UN High Commissioner for Human Rights in historic Uzbekistan visit breakthrough

UN High Commissioner for Human Rights in historic Uzbekistan visit breakthrough
United Nations High Commissioner for Human Rights Zeid Ra’ad Al Hussein is the first such commissioner to visit Uzbekistan.
By bne IntelliNews May 12, 2017

Uzbekistan has taken the unprecedented step of agreeing to work closely with the Office of the United Nations High Commissioner for Human Rights (OHCHR) bringing it into line with the other four Central Asian republics.

On May 10, United Nations High Commissioner for Human Rights Zeid Ra’ad Al Hussein became the first such commissioner to visit Uzbekistan, a historic moment that never seemed likely to occur under the iron-fisted rule of long-time Uzbek leader Islam Karimov who died last September.

At the invitation of the Uzbek government, now under President Shavkat Mirziyoyev who took office last December, Zeid arrived in the country where he received assurances that Uzbekistan intends to engage with the OHCHR’s Regional Office in Bishkek.

“My predecessors visited the four other Central Asian Republics on a number of occasions, but none of us was able to visit this country.

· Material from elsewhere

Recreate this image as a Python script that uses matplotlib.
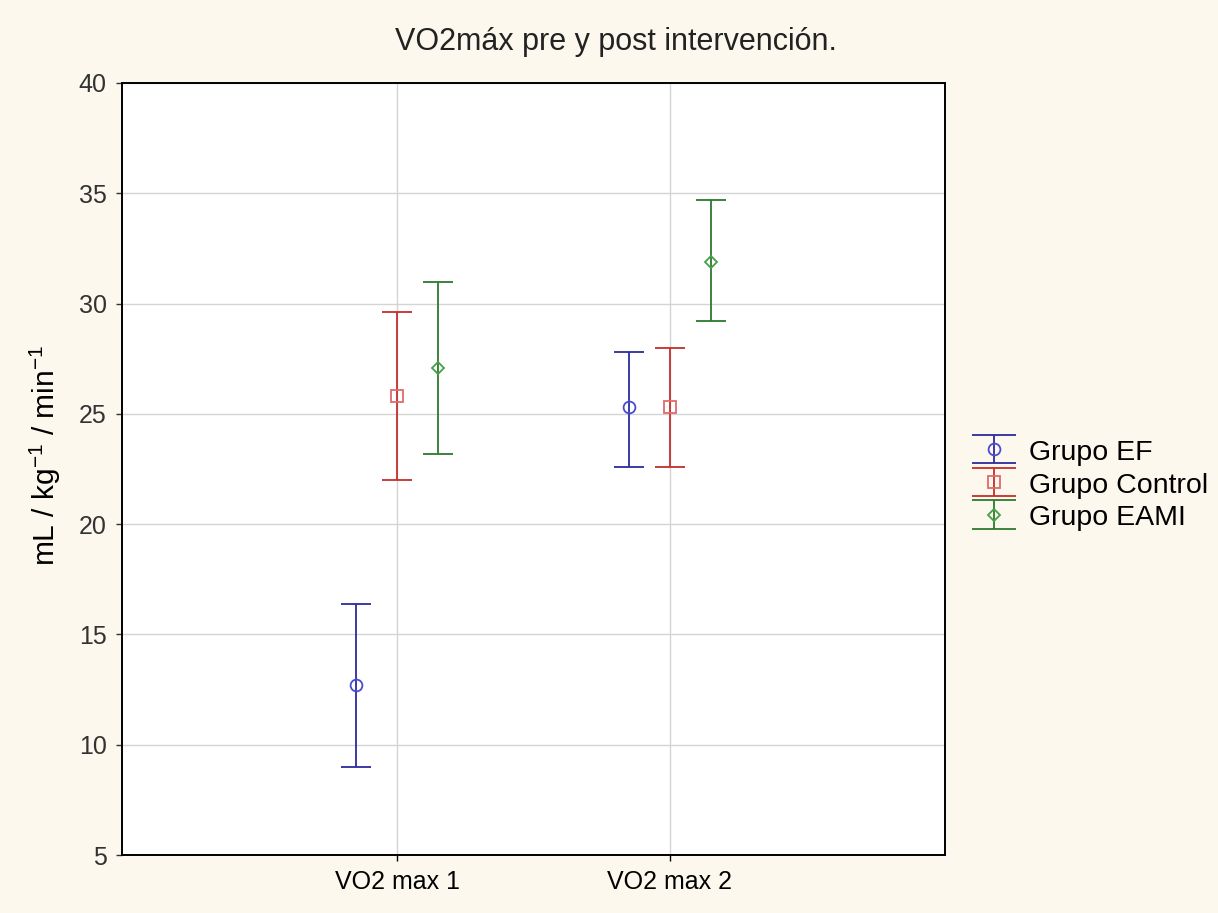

When we set up our Regional Office in Bishkek in 2008, Uzbekistan made it clear that the office covered four countries, not five. After my meeting with the President yesterday, we have a clear agreement that our Regional Office will from now on work closely with all five Central Asian Republics, and our Regional Representative, Ryszard Komenda, is here with us today,” Zeid said in a statement.

The visit is especially relevant to Uzbekistan which for the better part of its existence as an independent state has relied on forced labour and child labour for harvesting cotton, something which has been subject to strong criticism from a number of human rights groups. The International Labour Organisation (ILO), however, said in February that the use of child labour had finally been phased out in Uzbekistan.

This and other changes became apparent shortly after Mirziyoyev took office. Forced labour was said to be next on Mirziyoyev's list of priorities to tackle.

Uzbekistan’s tendencies in suppressing media freedom, making arbitrary arrests and cracking down on religious groups are other serious blemishes on the country’s human rights record. Mirziyoyev has moved to make amends for some of the previous president’s actions by releasing many wrongfully imprisoned activists and journalists among others.

The list of the released includes Samandar Qoqonov, dubbed "Uzbekistan’s longest-held political prisoner”, and Muhammad Bekjon, a journalist widely seen as a political prisoner during his near 18 years behind bars.

Zeid made mention of the government’s efforts to free political prisoners and has suggested that the government continues to go ahead with such releases - as many of those critical of the government are still in prison.

“I was particularly struck by yesterday’s meeting with members of civil society. Firstly, the attendance was high - some 60 people in all (twice as many people as we were expecting) from different segments of civil society, including some of those most critical of the authorities,” Zeid noted in the statement. “Secondly, several participants expressed very forthright opinions, yet there seemed to be little or no anxiety about the presence of numerous TV cameras, including state television,” he added.

Uzbekistan is notorious for its violations of free speech, as all news outlets in the country are controlled by the authorities and only portray the state narrative. Any dissent met with reprisals from the government during Karimov’s rule.

One participant at the event told Zeid that “this is the first time in 12 years that we have had a meeting like this,” according to the statement.  

“On Saturday, we will mark the 12th anniversary of the terrible events that took place in Andijan on 13 May 2005,” Zeid added, referring to a massacre that occurred when the country’s interior ministry and security service troops fired at a crowd of protesters. The official death count was 187, but independent reports claimed more than 1,500 were killed.

Zeid has also suggested that the Uzbek government should adopt “measures to quickly resolve the continuing lack of transparency about what goes in Uzbekistan’s prisons and other places of detention, with the aim of ensuring that torture and other forms of ill treatment are halted once and for all, in line with Uzbekistan’s commitments under the Convention Against Torture.”

The statement, which included a summary of the Uzbek president’s 2017-2021 action plan and a number of other suggestions for the authorities, concluded with Zeid expressing optimism regarding improvements in Uzbekistan.